Rob Herring <robh@xxxxxxxxxx> · Mon, 3 Feb 2025 10:44:39 -0600

On Mon, Feb 3, 2025 at 9:45 AM Alireza Sanaee <alireza.sanaee@xxxxxxxxxx> wrote:
>
> On Mon, 3 Feb 2025 08:47:50 -0600
> Rob Herring <robh@xxxxxxxxxx> wrote:
>
> > On Mon, Feb 3, 2025 at 6:05 AM Alireza Sanaee
> > <alireza.sanaee@xxxxxxxxxx> wrote:
> > >
> > > For L1 cache to be shared between SMT threads, a register array
> > > must be used. This, however, is not straightforward if every node
> > > in the CPU map refers to a separate CPU node. Therefore, it is
> > > suggested to create a separate CPU node for every SMT thread. The
> > > L1 cache can be shared if an extra node represents it.
> >
> > I don't understand why a cpu-map is a problem for the SMT case?
> >
> > I don't think this change is necessary.
> >
> > Rob
>
> Hi Rob,
>
> I posted the following patch, which uses a reg array to represent
> threads, allowing threads to share resources within a CPU
> node using reg array and without requiring an extra l1-cache layer:
> https://lore.kernel.org/all/20250110161057.445-1-alireza.sanaee@xxxxxxxxxx/
>
> From Mark's remarks in the same patch, I learned that cpu-map object in
> the dt will need each thread to point to a CPU node entry in
> particular, (Documentation/devicetree/bindings/cpu/cpu-topology.txt). If
> I use the reg array, each thread in the CPU map will not be able to
> point to the corresponding CPU node as they are in the reg array.
>
> You might argue that CPU maps should also be able to be built based on
> the threads in the reg array, and I actually agree with that. Maybe
> that's something I should go about in that case.

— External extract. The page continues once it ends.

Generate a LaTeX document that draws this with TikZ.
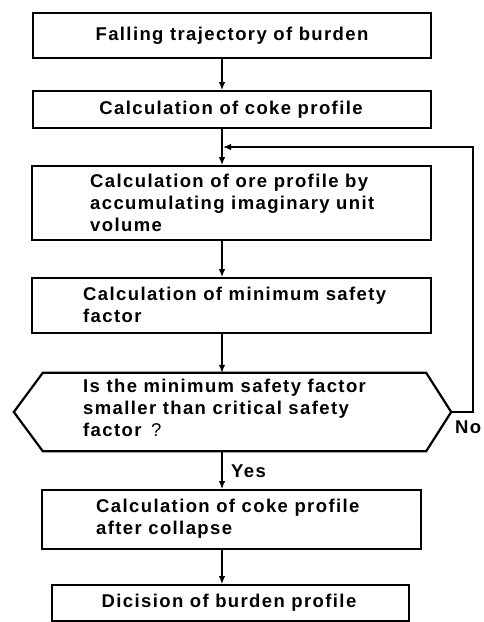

The CPU binding in the spec predates cpu-topology.txt. Yes, that was
originally written for PowerPC, but there's really no good reason for
other architectures to deviate. L1 caches are not the only thing
shared. There's clocks, power-domains, OPPs, etc. The CPU node parsing
functions (e.g. of_get_cpu_node()) are also already designed for
threads to share a CPU node. IMO, we should follow the spec.

For cpu-map, there's 2 choices if there is 1 CPU node for all shared threads:
- Don't describe threads in the map and use 'reg' to get any thread info.
- Make shared threads in the map point to the same CPU node.

The latter option could be:

core0 {
  thread0 {
    cpu = <&cpu0>;
  };
  thread1 {
    cpu = <&cpu0>;
  };
};

Or:

core0 {
  thread0 {
    cpu = <&cpu0 0 0>;
  };
  thread1 {
    cpu = <&cpu0 0 1>;
  };
};

Where "0 0" and "0 1" match the 'reg' address of the thread.

Rob